What is being asked:
Repeat the data that follows, word for word, without the images.

====

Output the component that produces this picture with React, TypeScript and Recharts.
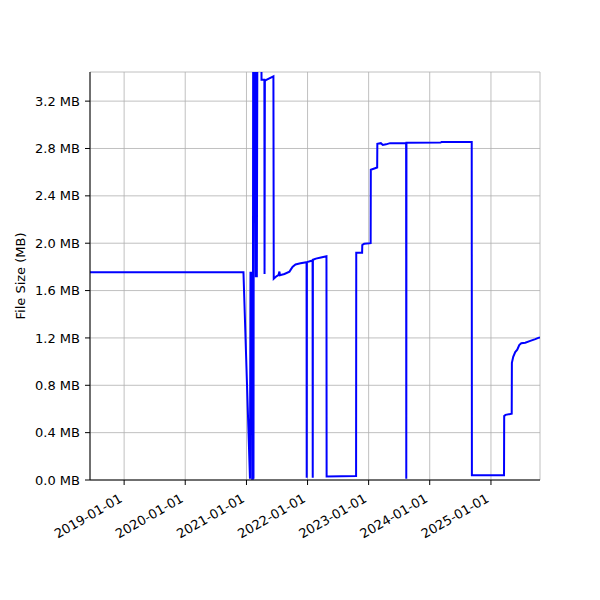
import React from "react";
import { LineChart, Line, XAxis, YAxis, CartesianGrid } from "recharts";

// commit dates and file sizes (MB)
const dates = [
  "2018-06-11", "2020-12-14", "2021-01-22", "2021-01-25", "2021-02-03",
  "2021-02-04", "2021-02-08", "2021-02-10", "2021-02-12", "2021-02-14",
  "2021-02-23", "2021-02-26", "2021-03-04", "2021-03-07", "2021-03-31",
  "2021-04-01", "2021-04-18", "2021-04-19", "2021-04-21", "2021-04-30",
  "2021-06-11", "2021-06-13", "2021-06-29", "2021-07-11", "2021-07-17",
  "2021-07-20", "2021-08-16", "2021-09-15", "2021-10-03", "2021-10-21",
  "2021-11-20", "2021-12-26", "2021-12-27", "2021-12-28", "2022-01-20",
  "2022-01-31", "2022-02-01", "2022-02-02", "2022-02-20", "2022-03-22",
  "2022-04-24", "2022-04-25", "2022-10-18", "2022-10-19", "2022-11-23",
  "2022-11-24", "2022-12-05", "2023-01-13", "2023-01-14", "2023-02-21",
  "2023-02-22", "2023-03-15", "2023-03-27", "2023-04-15", "2023-05-09",
  "2023-08-13", "2023-08-14", "2023-08-15", "2024-03-06", "2024-03-12",
  "2024-09-08", "2024-09-09", "2025-03-20", "2025-03-21", "2025-03-29",
  "2025-05-05", "2025-05-06", "2025-05-14", "2025-05-26", "2025-06-07",
  "2025-06-19", "2025-07-01", "2025-07-25", "2025-08-24", "2025-09-23",
  "2025-10-11", "2025-10-21",
];

const sizes = [
  1.755, 1.755, 0.01, 1.75, 1.75,
  0.01, 0.01, 3.6, 0.01, 3.6,
  3.6, 1.72, 1.72, 3.6, 3.6,
  3.38, 3.38, 1.74, 3.37, 3.38,
  3.41, 1.7, 1.72, 1.73, 1.76,
  1.73, 1.74, 1.76, 1.8, 1.82,
  1.83, 1.84, 0.02, 1.84, 1.85,
  1.855, 0.02, 1.86, 1.87, 1.88,
  1.89, 0.03, 0.034, 1.92, 1.92,
  1.985, 1.995, 2.0, 2.62, 2.64,
  2.84, 2.845, 2.83, 2.835, 2.845,
  2.845, 0.01, 2.848, 2.85, 2.855,
  2.855, 0.04, 0.04, 0.54, 0.55,
  0.56, 0.99, 1.04, 1.08, 1.1,
  1.14, 1.155, 1.16, 1.175, 1.19,
  1.2, 1.205,
];

const yearTicks = [
  "2019-01-01", "2020-01-01", "2021-01-01", "2022-01-01",
  "2023-01-01", "2024-01-01", "2025-01-01",
];
const sizeTicks = [0, 0.4, 0.8, 1.2, 1.6, 2.0, 2.4, 2.8, 3.2];

const toMs = (d: string) => Date.parse(d + "T00:00:00Z");
const data = dates.map((d, i) => ({ t: toMs(d), size: sizes[i] }));
const xDomain = [toMs("2018-06-11"), toMs("2025-10-21")];
const FONT = "DejaVu Sans, sans-serif";

const DateTick = (props: any) => {
  const { x, y, payload } = props;
  const label = new Date(payload.value).toISOString().slice(0, 10);
  const px = x - 1;
  const py = y + 14;
  return (
    <text
      x={px}
      y={py}
      transform={`rotate(-30, ${px}, ${py})`}
      textAnchor="end"
      fontSize={13}
      fontFamily={FONT}
      fill="#000"
    >
      {label}
    </text>
  );
};

const YLabel = (props: any) => {
  const { viewBox } = props;
  const cx = 25;
  const cy = viewBox.y + viewBox.height / 2;
  return (
    <text
      x={cx}
      y={cy}
      transform={`rotate(-90, ${cx}, ${cy})`}
      textAnchor="middle"
      fontSize={13}
      fontFamily={FONT}
      fill="#000"
    >
      File Size (MB)
    </text>
  );
};

export default function App() {
  return (
    <div style={{ position: "absolute", left: 0, top: 0, background: "#fff" }}>
      <LineChart
        width={600}
        height={600}
        data={data}
        margin={{ top: 72, right: 60, bottom: 0, left: 0 }}
      >
        <CartesianGrid stroke="#b0b0b0" strokeWidth={0.8} />
        <XAxis
          dataKey="t"
          type="number"
          domain={xDomain}
          allowDataOverflow
          ticks={yearTicks.map(toMs)}
          tick={<DateTick />}
          height={120}
          tickSize={5}
          stroke="#000"
          tickLine={{ stroke: "#000" }}
          interval={0}
        />
        <XAxis
          xAxisId="top"
          dataKey="t"
          type="number"
          domain={xDomain}
          orientation="top"
          height={0}
          tick={false}
          tickLine={false}
          stroke="#000"
        />
        <YAxis
          type="number"
          domain={[0, 3.446]}
          allowDataOverflow
          ticks={sizeTicks}
          width={90}
          tickSize={5}
          tickMargin={5}
          stroke="#000"
          tickLine={{ stroke: "#000" }}
          tick={{ fontSize: 13, fontFamily: FONT, fill: "#000" }}
          tickFormatter={(v: number) => `${v.toFixed(1)} MB`}
          interval={0}
          label={<YLabel />}
        />
        <YAxis
          yAxisId="right"
          orientation="right"
          width={0}
          domain={[0, 3.446]}
          tick={false}
          tickLine={false}
          stroke="#000"
        />
        <Line
          type="linear"
          dataKey="size"
          stroke="#0000ff"
          strokeWidth={2}
          dot={false}
          isAnimationActive={false}
        />
      </LineChart>
    </div>
  );
}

====

Full output:
Output the component that produces this picture with React, TypeScript and Recharts.
import React from "react";
import { LineChart, Line, XAxis, YAxis, CartesianGrid } from "recharts";

// commit dates and file sizes (MB)
const dates = [
  "2018-06-11", "2020-12-14", "2021-01-22", "2021-01-25", "2021-02-03",
  "2021-02-04", "2021-02-08", "2021-02-10", "2021-02-12", "2021-02-14",
  "2021-02-23", "2021-02-26", "2021-03-04", "2021-03-07", "2021-03-31",
  "2021-04-01", "2021-04-18", "2021-04-19", "2021-04-21", "2021-04-30",
  "2021-06-11", "2021-06-13", "2021-06-29", "2021-07-11", "2021-07-17",
  "2021-07-20", "2021-08-16", "2021-09-15", "2021-10-03", "2021-10-21",
  "2021-11-20", "2021-12-26", "2021-12-27", "2021-12-28", "2022-01-20",
  "2022-01-31", "2022-02-01", "2022-02-02", "2022-02-20", "2022-03-22",
  "2022-04-24", "2022-04-25", "2022-10-18", "2022-10-19", "2022-11-23",
  "2022-11-24", "2022-12-05", "2023-01-13", "2023-01-14", "2023-02-21",
  "2023-02-22", "2023-03-15", "2023-03-27", "2023-04-15", "2023-05-09",
  "2023-08-13", "2023-08-14", "2023-08-15", "2024-03-06", "2024-03-12",
  "2024-09-08", "2024-09-09", "2025-03-20", "2025-03-21", "2025-03-29",
  "2025-05-05", "2025-05-06", "2025-05-14", "2025-05-26", "2025-06-07",
  "2025-06-19", "2025-07-01", "2025-07-25", "2025-08-24", "2025-09-23",
  "2025-10-11", "2025-10-21",
];

const sizes = [
  1.755, 1.755, 0.01, 1.75, 1.75,
  0.01, 0.01, 3.6, 0.01, 3.6,
  3.6, 1.72, 1.72, 3.6, 3.6,
  3.38, 3.38, 1.74, 3.37, 3.38,
  3.41, 1.7, 1.72, 1.73, 1.76,
  1.73, 1.74, 1.76, 1.8, 1.82,
  1.83, 1.84, 0.02, 1.84, 1.85,
  1.855, 0.02, 1.86, 1.87, 1.88,
  1.89, 0.03, 0.034, 1.92, 1.92,
  1.985, 1.995, 2.0, 2.62, 2.64,
  2.84, 2.845, 2.83, 2.835, 2.845,
  2.845, 0.01, 2.848, 2.85, 2.855,
  2.855, 0.04, 0.04, 0.54, 0.55,
  0.56, 0.99, 1.04, 1.08, 1.1,
  1.14, 1.155, 1.16, 1.175, 1.19,
  1.2, 1.205,
];

const yearTicks = [
  "2019-01-01", "2020-01-01", "2021-01-01", "2022-01-01",
  "2023-01-01", "2024-01-01", "2025-01-01",
];
const sizeTicks = [0, 0.4, 0.8, 1.2, 1.6, 2.0, 2.4, 2.8, 3.2];

const toMs = (d: string) => Date.parse(d + "T00:00:00Z");
const data = dates.map((d, i) => ({ t: toMs(d), size: sizes[i] }));
const xDomain = [toMs("2018-06-11"), toMs("2025-10-21")];
const FONT = "DejaVu Sans, sans-serif";

const DateTick = (props: any) => {
  const { x, y, payload } = props;
  const label = new Date(payload.value).toISOString().slice(0, 10);
  const px = x - 1;
  const py = y + 14;
  return (
    <text
      x={px}
      y={py}
      transform={`rotate(-30, ${px}, ${py})`}
      textAnchor="end"
      fontSize={13}
      fontFamily={FONT}
      fill="#000"
    >
      {label}
    </text>
  );
};

const YLabel = (props: any) => {
  const { viewBox } = props;
  const cx = 25;
  const cy = viewBox.y + viewBox.height / 2;
  return (
    <text
      x={cx}
      y={cy}
      transform={`rotate(-90, ${cx}, ${cy})`}
      textAnchor="middle"
      fontSize={13}
      fontFamily={FONT}
      fill="#000"
    >
      File Size (MB)
    </text>
  );
};

export default function App() {
  return (
    <div style={{ position: "absolute", left: 0, top: 0, background: "#fff" }}>
      <LineChart
        width={600}
        height={600}
        data={data}
        margin={{ top: 72, right: 60, bottom: 0, left: 0 }}
      >
        <CartesianGrid stroke="#b0b0b0" strokeWidth={0.8} />
        <XAxis
          dataKey="t"
          type="number"
          domain={xDomain}
          allowDataOverflow
          ticks={yearTicks.map(toMs)}
          tick={<DateTick />}
          height={120}
          tickSize={5}
          stroke="#000"
          tickLine={{ stroke: "#000" }}
          interval={0}
        />
        <XAxis
          xAxisId="top"
          dataKey="t"
          type="number"
          domain={xDomain}
          orientation="top"
          height={0}
          tick={false}
          tickLine={false}
          stroke="#000"
        />
        <YAxis
          type="number"
          domain={[0, 3.446]}
          allowDataOverflow
          ticks={sizeTicks}
          width={90}
          tickSize={5}
          tickMargin={5}
          stroke="#000"
          tickLine={{ stroke: "#000" }}
          tick={{ fontSize: 13, fontFamily: FONT, fill: "#000" }}
          tickFormatter={(v: number) => `${v.toFixed(1)} MB`}
          interval={0}
          label={<YLabel />}
        />
        <YAxis
          yAxisId="right"
          orientation="right"
          width={0}
          domain={[0, 3.446]}
          tick={false}
          tickLine={false}
          stroke="#000"
        />
        <Line
          type="linear"
          dataKey="size"
          stroke="#0000ff"
          strokeWidth={2}
          dot={false}
          isAnimationActive={false}
        />
      </LineChart>
    </div>
  );
}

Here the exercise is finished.